Updated Thursday, July 5th 2012 at 00:00 GMT +3

By WAHOME THUKU

Three Kikuyu musicians now face five years or more in jail each after they were charged with incitement to violence and hate speech.

Beside a mandatory jail term of upto five years for incitement charges, the three could be fined up to Sh1 million each if found guilty of hate speech.

John Muigai alias Muigai wa Njoroge, Mark Kamande wa Kioi, and John Ng’ang’a alias John De Mathew were arraigned before a Nairobi court charged separately with incitement and hate speeches in their songs.

But through their five defence lawyers, the musicians turned the heat on the National Cohesion and Integration Commission (NCIC) and accused it of promoting tribal hatred. They said they would take the matter to the High Court for determination of constitutional issues.

The trio were charged before Senior Principal Magistrate Elija Obaga at the Milimani Law Courts in Nairobi. Muigai, a popular gospel singer and music producer, was charged with two counts of incitement to violence and one of hate speech.

He was accused of making the remarks intended to cause violence and hatred between the Kikuyu and the Luo community in his hit, Hague Bound produced in February, last year in Nairobi.

Kamande also faced two charges of incitement to violence and one of hate speech. He allegedly made the utterance in a song Uhuru ni Witu (Uhuru is Ours) produced in February.

Ng’ang’a popularly known to his fans as De Mathew faced one charge of incitement to violence and two of making ethnic and racial contempt in his songs Uhuru ni Witu and Mwaka wa Hiti (The Year of the Hyena).

Police chose to charge them with incitement under Section 96(a) of the Penal Code, which attracts up to five years jail term without an option of a fine.

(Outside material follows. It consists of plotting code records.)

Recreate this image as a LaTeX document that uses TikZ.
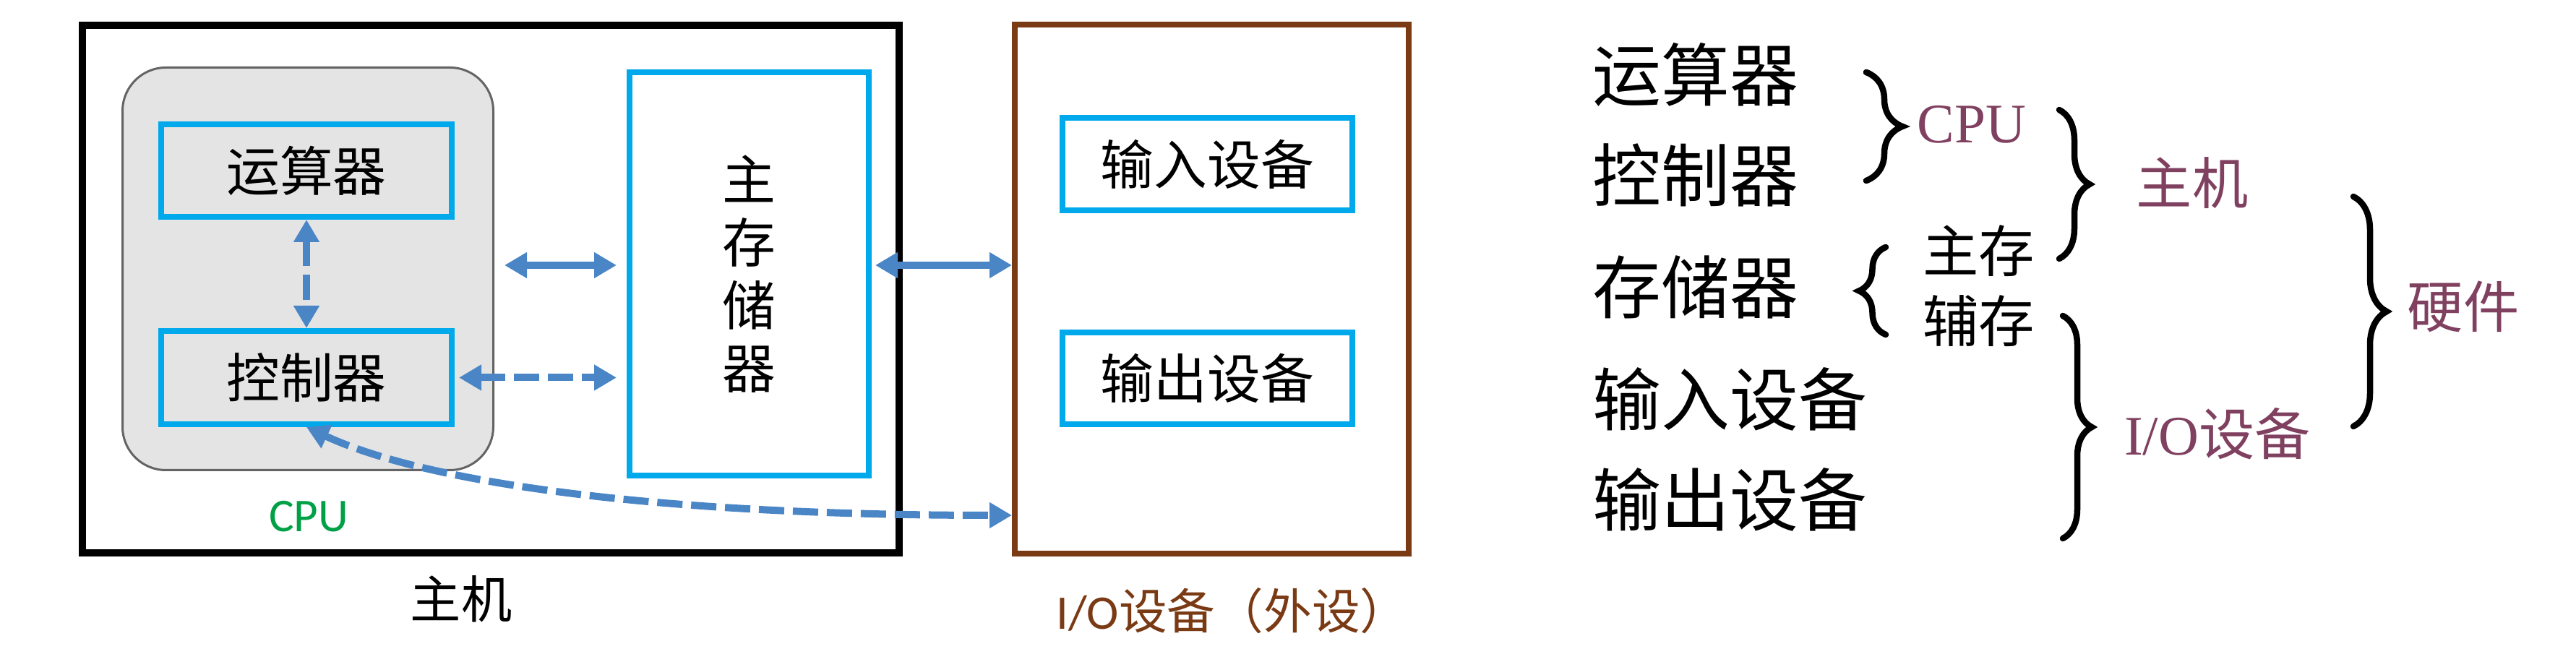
\documentclass[tikz,border=0pt]{standalone}
\usepackage{fontspec}
\setmainfont{Liberation Serif}
\newfontfamily\cjk{Noto Sans CJK SC}
\newfontfamily\calibri{Carlito}
\usetikzlibrary{positioning}
\usetikzlibrary{arrows.meta}
\usetikzlibrary{decorations.pathreplacing}
\definecolor{unitc}{RGB}{0,168,236}
\definecolor{linkc}{RGB}{74,134,198}
\definecolor{cpufillc}{RGB}{228,228,228}
\definecolor{cpudrawc}{RGB}{100,100,100}
\definecolor{cpulabelc}{RGB}{0,160,70}
\definecolor{ioc}{RGB}{122,58,20}
\definecolor{classc}{RGB}{128,64,96}

\tikzset{
  unitbox/.style={draw=unitc, line width=0.08cm, shape=rectangle, minimum width=4.02cm, minimum height=1.28cm, font=\cjk\fontsize{21pt}{25pt}\selectfont},
  link/.style={draw=linkc, line width=0.1cm, {Triangle[width=0.34cm,length=0.31cm]}-{Triangle[width=0.34cm,length=0.31cm]}},
  dashlink/.style={link, dash pattern=on 0.35cm off 0.12cm},
  bigtext/.style={anchor=west, inner sep=0pt, font=\cjk\fontsize{27pt}{32pt}\selectfont},
  grouptext/.style={inner sep=0pt, text=classc, font=\cjk\fontsize{22pt}{26pt}\selectfont},
  bracket/.style={decorate, line width=0.085cm, line cap=round, decoration={brace, amplitude=#1}},
}

\begin{document}
\begin{tikzpicture}
\useasboundingbox (0,0) rectangle (35.64,-9.16);

% host side
\node[draw=black, line width=0.1cm, shape=rectangle, minimum width=11.30cm, minimum height=7.30cm]
(host) at (6.79,-4.00) {};
\node[draw=cpudrawc, fill=cpufillc, line width=0.03cm, rounded corners=0.6cm, minimum width=5.13cm, minimum height=5.57cm]
(cpu) at (4.26,-3.72) {};
\node[unitbox] (alu) at (4.24,-2.36) {运算器};
\node[unitbox, minimum height=1.29cm] (cu) at (4.24,-5.225) {控制器};
\node[draw=unitc, line width=0.08cm, shape=rectangle, minimum width=3.31cm, minimum height=5.58cm, align=center,
  font=\cjk\fontsize{21pt}{24.8pt}\selectfont]
(mem) at (10.365,-3.79) {主\\存\\储\\器};
\node[text=cpulabelc, font=\calibri\fontsize{18.5pt}{22pt}\selectfont] (cpulabel) at (4.27,-7.15) {CPU};
\node[font=\cjk\fontsize{20pt}{24pt}\selectfont] (hostlabel) at (6.38,-8.29) {主机};

% i/o side
\node[draw=ioc, line width=0.08cm, shape=rectangle, minimum width=5.45cm, minimum height=7.32cm]
(io) at (16.765,-4.00) {};
\node[unitbox, minimum width=4.01cm] (inp) at (16.705,-2.27) {输入设备};
\node[unitbox, minimum width=4.01cm, minimum height=1.27cm] (outp) at (16.705,-5.235) {输出设备};
\node[text=ioc, font=\fontsize{19pt}{23pt}\selectfont] (iolabel) at (17.05,-8.45) {{\calibri I/O}{\cjk 设备（外设）}};

% links
\draw[dashlink] (alu.south) -- (cu.north);
\draw[link, shorten <=0.14cm, shorten >=0.14cm] ([yshift=0.05cm]cpu.east) -- ([yshift=0.05cm]cpu.east -| mem.west);
\draw[dashlink, shorten <=0.06cm, shorten >=0.14cm] (cu.east) -- (cu.east -| mem.west);
\draw[link, shorten <=0.05cm] ([yshift=0.12cm]mem.east) -- ([yshift=0.12cm]mem.east -| io.west);
\draw[dashlink] (cu.south) to[out=-25, in=180, out distance=1.8cm, in distance=5cm] ([yshift=-3.13cm]io.west);

% classification
\node[bigtext] (alut) at (22.03,-1.03) {运算器};
\node[bigtext] (cut) at (22.03,-2.42) {控制器};
\node[bigtext] (memt) at (22.03,-3.97) {存储器};
\node[bigtext] (inpt) at (22.03,-5.52) {输入设备};
\node[bigtext] (outpt) at (22.03,-6.91) {输出设备};

\draw[bracket=0.5cm] (25.82,-1.00) -- (25.82,-2.50);
\node[grouptext, font=\rmfamily\fontsize{22pt}{26pt}\selectfont] (cpug) at (27.28,-1.72) {CPU};

\draw[bracket=0.37cm] (26.09,-4.63) -- (26.09,-3.42);
\node[inner sep=0pt, font=\cjk\fontsize{22pt}{26pt}\selectfont] (mainm) at (27.375,-3.47) {主存};
\node[inner sep=0pt, font=\cjk\fontsize{22pt}{26pt}\selectfont] (auxm) at (27.375,-4.44) {辅存};

\draw[bracket=0.42cm] (28.49,-1.52) -- (28.49,-3.58);
\node[grouptext] (hostg) at (30.33,-2.53) {主机};

\draw[bracket=0.40cm] (28.54,-4.37) -- (28.54,-7.45);
\node[grouptext] (iog) at (30.68,-6.00) {{\rmfamily I/O}设备};

\draw[bracket=0.46cm] (32.56,-2.72) -- (32.56,-5.90);
\node[grouptext] (hwg) at (34.08,-4.24) {硬件};

\end{tikzpicture}
\end{document}
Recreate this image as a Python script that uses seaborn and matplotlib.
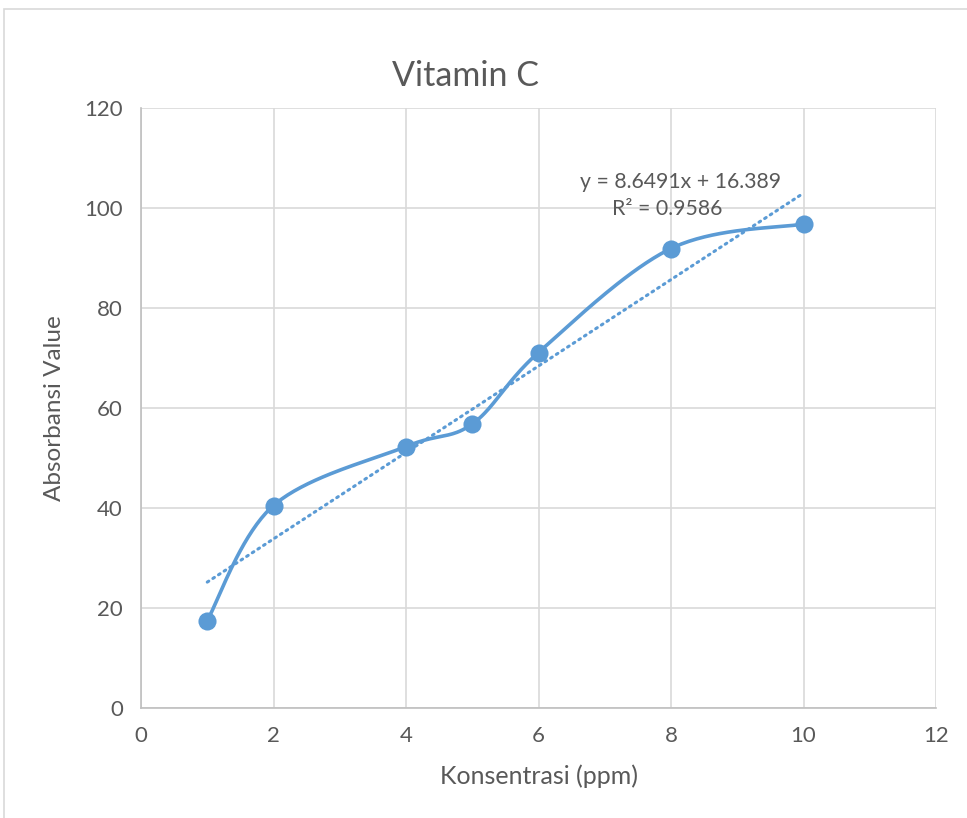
import numpy as np
import pandas as pd
import seaborn as sns
import matplotlib.pyplot as plt
from matplotlib.patches import Rectangle

# data
konsentrasi = [1, 2, 4, 5, 6, 8, 10]
absorbansi = [17.5, 40.5, 52.3, 56.8, 71.1, 91.9, 96.8]
x_ticks = [0, 2, 4, 6, 8, 10, 12]
y_ticks = [0, 20, 40, 60, 80, 100, 120]
title = "Vitamin C"
x_label = "Konsentrasi (ppm)"
y_label = "Absorbansi Value"
eq_label = "y = 8.6491x + 16.389"
r2_label = "R² = 0.9586"

blue = "#5B9BD5"
text_grey = "#595959"
grid_grey = "#D9D9D9"


def smooth_curve(xs, ys, n=40):
    """Excel-like smoothed line (Catmull-Rom as cubic Bezier)."""
    p = np.column_stack([xs, ys]).astype(float)
    out = []
    for i in range(len(p) - 1):
        p0 = p[i - 1] if i > 0 else p[i]
        p1, p2 = p[i], p[i + 1]
        p3 = p[i + 2] if i + 2 < len(p) else p[i + 1]
        c1 = p1 + (p2 - p0) / 6
        c2 = p2 - (p3 - p1) / 6
        t = np.linspace(0, 1, n)[:, None]
        seg = ((1 - t) ** 3) * p1 + 3 * ((1 - t) ** 2) * t * c1 + 3 * (1 - t) * t ** 2 * c2 + t ** 3 * p2
        out.append(seg if i == 0 else seg[1:])
    return np.vstack(out)


sns.set_theme(style="white")
plt.rcParams['font.family'] = ['Lato', 'DejaVu Sans']

fig = plt.figure(figsize=(9.67, 8.18), dpi=100)
ax = fig.add_axes([141 / 967, 1 - 708 / 818, 795 / 967, 600 / 818])

df = pd.DataFrame({"x": konsentrasi, "y": absorbansi})

# linear trendline
slope, intercept = np.polyfit(df["x"], df["y"], 1)
trend = pd.DataFrame({"x": [min(konsentrasi), max(konsentrasi)]})
trend["y"] = slope * trend["x"] + intercept
sns.lineplot(data=trend, x="x", y="y", ax=ax, color=blue, lw=2.2,
             linestyle=(0, (0.6, 1.6)), dash_capstyle="round", zorder=3)

curve = smooth_curve(konsentrasi, absorbansi)
sns.lineplot(x=curve[:, 0], y=curve[:, 1], ax=ax, color=blue, lw=2.6,
             sort=False, estimator=None, zorder=4)
sns.scatterplot(data=df, x="x", y="y", ax=ax, color=blue, s=170,
                edgecolor=blue, linewidth=0, zorder=5)

ax.set_xlim(0, 12)
ax.set_ylim(0, 120)
ax.set_xticks(x_ticks)
ax.set_yticks(y_ticks)
ax.grid(True, color=grid_grey, lw=1.2)
ax.set_axisbelow(True)
for s in ["top", "right"]:
    ax.spines[s].set_visible(False)
for s in ["left", "bottom"]:
    ax.spines[s].set_color("#BFBFBF")
    ax.spines[s].set_linewidth(1.2)
ax.tick_params(axis="both", length=0, labelsize=16, colors=text_grey, pad=13)

ax.set_xlabel(x_label, fontsize=18, color=text_grey, labelpad=13)
ax.set_ylabel(y_label, fontsize=17.5, color=text_grey, labelpad=14)
fig.text(465 / 967, 1 - 76 / 818, title, fontsize=24.5, color=text_grey,
         ha="center", va="center")

ax.text(8.14, 105.2, eq_label, fontsize=15.3,
        color=text_grey, ha="center", va="center")
ax.text(7.95, 99.8, r2_label, fontsize=15.3,
        color=text_grey, ha="center", va="center")

# chart area border
fig.patches.append(Rectangle((4 / 967, -0.1), 1.1, 1 - 9 / 818 + 0.1,
                             transform=fig.transFigure, fill=False,
                             edgecolor="#D9D9D9", lw=1.2))

fig.savefig("out.png", dpi=100)
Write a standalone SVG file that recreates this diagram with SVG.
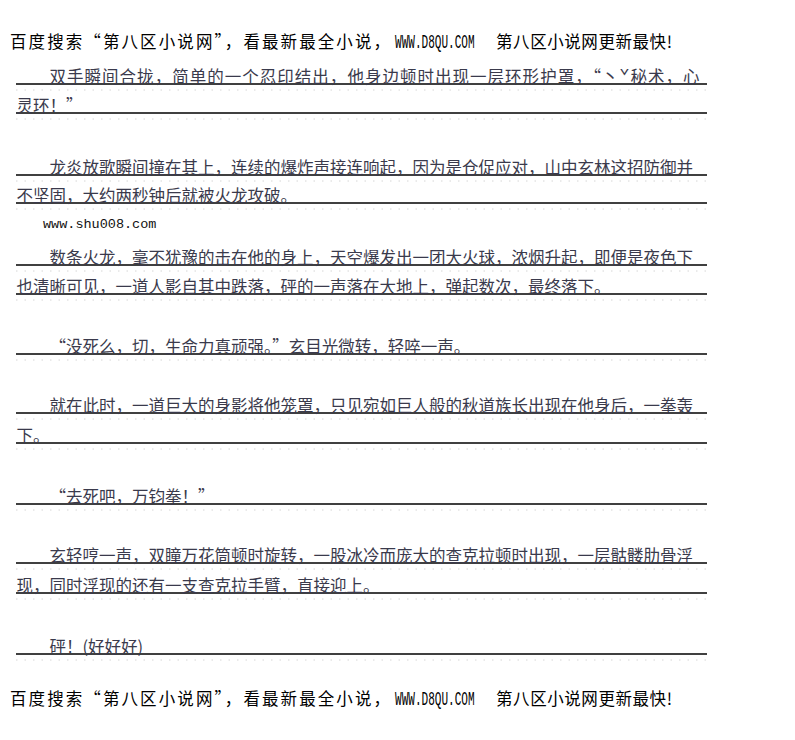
<svg xmlns="http://www.w3.org/2000/svg" width="795" height="740" viewBox="0 0 795 740">
<style>
.hdr{font-family:"Noto Sans CJK SC","Liberation Sans",sans-serif;font-size:16.5px;fill:#000}
.lat{font-family:"Liberation Mono",monospace;font-size:21px;fill:#000}
.b{font-family:"Noto Sans CJK SC","Liberation Sans",sans-serif;font-size:16.5px;fill:#3a3a4c}
.url{font-family:"Liberation Mono",monospace;font-size:13.5px;fill:#111}
.rule{stroke:#000;stroke-width:1.3}
.dots{stroke:#d6d6d6;stroke-width:1;stroke-dasharray:1.5 7}
</style>
<rect width="795" height="740" fill="#fff"/>
<g id="header">
<text class="hdr" x="10" y="48" textLength="380">百度搜索“第八区小说网”，看最新最全小说，</text>
<text class="lat" transform="translate(395,48) scale(0.527,1)" x="0" y="0">WWW.D8QU.COM</text>
<text class="hdr" x="496" y="48" textLength="176">第八区小说网更新最快!</text>
</g>
<g id="rules">
<line class="rule" x1="16" y1="84" x2="707" y2="84"/><line class="dots" x1="16" y1="90" x2="707" y2="90"/>
<line class="rule" x1="16" y1="113" x2="707" y2="113"/><line class="dots" x1="16" y1="119" x2="707" y2="119"/>
<line class="rule" x1="16" y1="175" x2="707" y2="175"/><line class="dots" x1="16" y1="181" x2="707" y2="181"/>
<line class="rule" x1="16" y1="203" x2="707" y2="203"/><line class="dots" x1="16" y1="209" x2="707" y2="209"/>
<line class="rule" x1="16" y1="265" x2="707" y2="265"/><line class="dots" x1="16" y1="271" x2="707" y2="271"/>
<line class="rule" x1="16" y1="294" x2="707" y2="294"/><line class="dots" x1="16" y1="300" x2="707" y2="300"/>
<line class="rule" x1="16" y1="354" x2="707" y2="354"/><line class="dots" x1="16" y1="360" x2="707" y2="360"/>
<line class="rule" x1="16" y1="413" x2="707" y2="413"/><line class="dots" x1="16" y1="419" x2="707" y2="419"/>
<line class="rule" x1="16" y1="443" x2="707" y2="443"/><line class="dots" x1="16" y1="449" x2="707" y2="449"/>
<line class="rule" x1="16" y1="504" x2="707" y2="504"/><line class="dots" x1="16" y1="510" x2="707" y2="510"/>
<line class="rule" x1="16" y1="563" x2="707" y2="563"/><line class="dots" x1="16" y1="569" x2="707" y2="569"/>
<line class="rule" x1="16" y1="593" x2="707" y2="593"/><line class="dots" x1="16" y1="599" x2="707" y2="599"/>
<line class="rule" x1="16" y1="654" x2="707" y2="654"/><line class="dots" x1="16" y1="660" x2="707" y2="660"/>
</g>
<g id="p1">
<text class="b" x="49.5" y="82.5" textLength="650">双手瞬间合拢，简单的一个忍印结出，他身边顿时出现一层环形护罩，“丶ˇ秘术，心</text>
<text class="b" x="16.5" y="111.5">灵环！”</text>
</g>
<g id="p2">
<text class="b" x="49.5" y="173.5" textLength="643.5">龙炎放歌瞬间撞在其上，连续的爆炸声接连响起，因为是仓促应对，山中玄林这招防御并</text>
<text class="b" x="16.5" y="201.5">不坚固，大约两秒钟后就被火龙攻破。</text>
</g>
<g id="url"><text class="url" x="43" y="228">www.shu008.com</text></g>
<g id="p3">
<text class="b" x="49.5" y="263.5" textLength="643.5">数条火龙，毫不犹豫的击在他的身上，天空爆发出一团大火球，浓烟升起，即便是夜色下</text>
<text class="b" x="16.5" y="292.5">也清晰可见，一道人影自其中跌落，砰的一声落在大地上，弹起数次，最终落下。</text>
</g>
<g id="p4"><text class="b" x="49.5" y="352.5">“没死么，切，生命力真顽强。”玄目光微转，轻啐一声。</text></g>
<g id="p5">
<text class="b" x="49.5" y="411.5" textLength="643.5">就在此时，一道巨大的身影将他笼罩，只见宛如巨人般的秋道族长出现在他身后，一拳轰</text>
<text class="b" x="16.5" y="441.5">下。</text>
</g>
<g id="p6"><text class="b" x="49.5" y="502.5">“去死吧，万钧拳！”</text></g>
<g id="p7">
<text class="b" x="49.5" y="561.5" textLength="643.5">玄轻哼一声，双瞳万花筒顿时旋转，一股冰冷而庞大的查克拉顿时出现，一层骷髅肋骨浮</text>
<text class="b" x="16.5" y="591.5">现，同时浮现的还有一支查克拉手臂，直接迎上。</text>
</g>
<g id="p8"><text class="b" x="49.5" y="652.5">砰！(好好好)</text></g>
<g id="footer">
<text class="hdr" x="10" y="705" textLength="380">百度搜索“第八区小说网”，看最新最全小说，</text>
<text class="lat" transform="translate(395,705) scale(0.527,1)" x="0" y="0">WWW.D8QU.COM</text>
<text class="hdr" x="496" y="705" textLength="176">第八区小说网更新最快!</text>
</g>
</svg>
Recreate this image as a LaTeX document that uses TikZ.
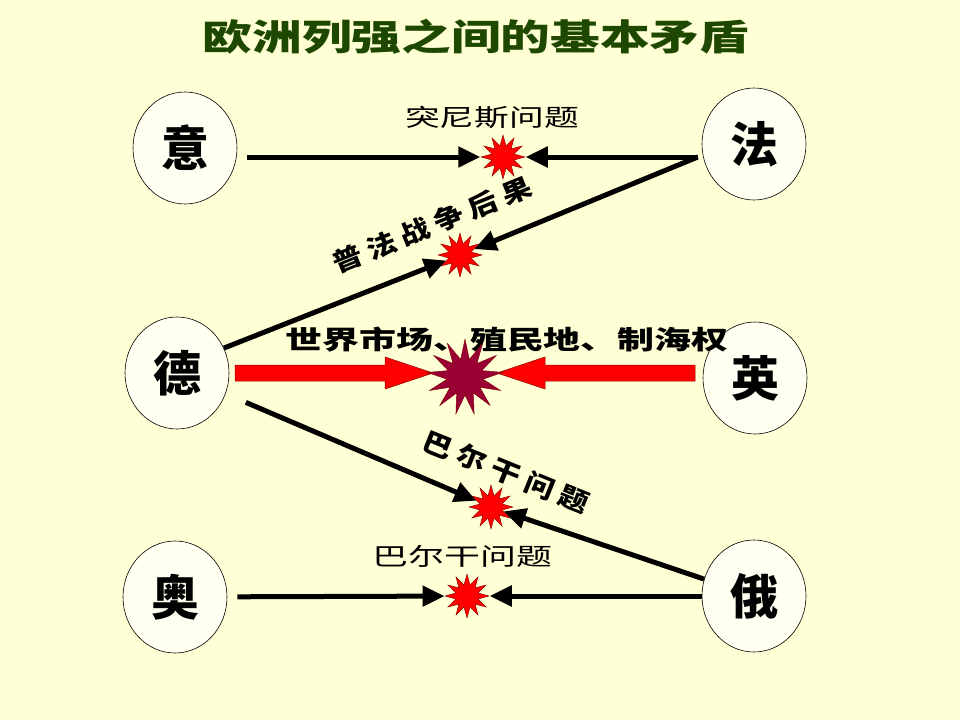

However, the prosecution will have to prove that the words implied in the songs would be desirable to cause death or physical injury to a person, a community, class of persons or body of persons.

Igniting hatred
The charges of hate speech under the National Cohesion and Integration Act of 2008 attract up to Sh1 million fine or three to five years in jail.

There was a light moment as one court clerk read out the charges in Kikuyu and the other made an English translation of the offensive words.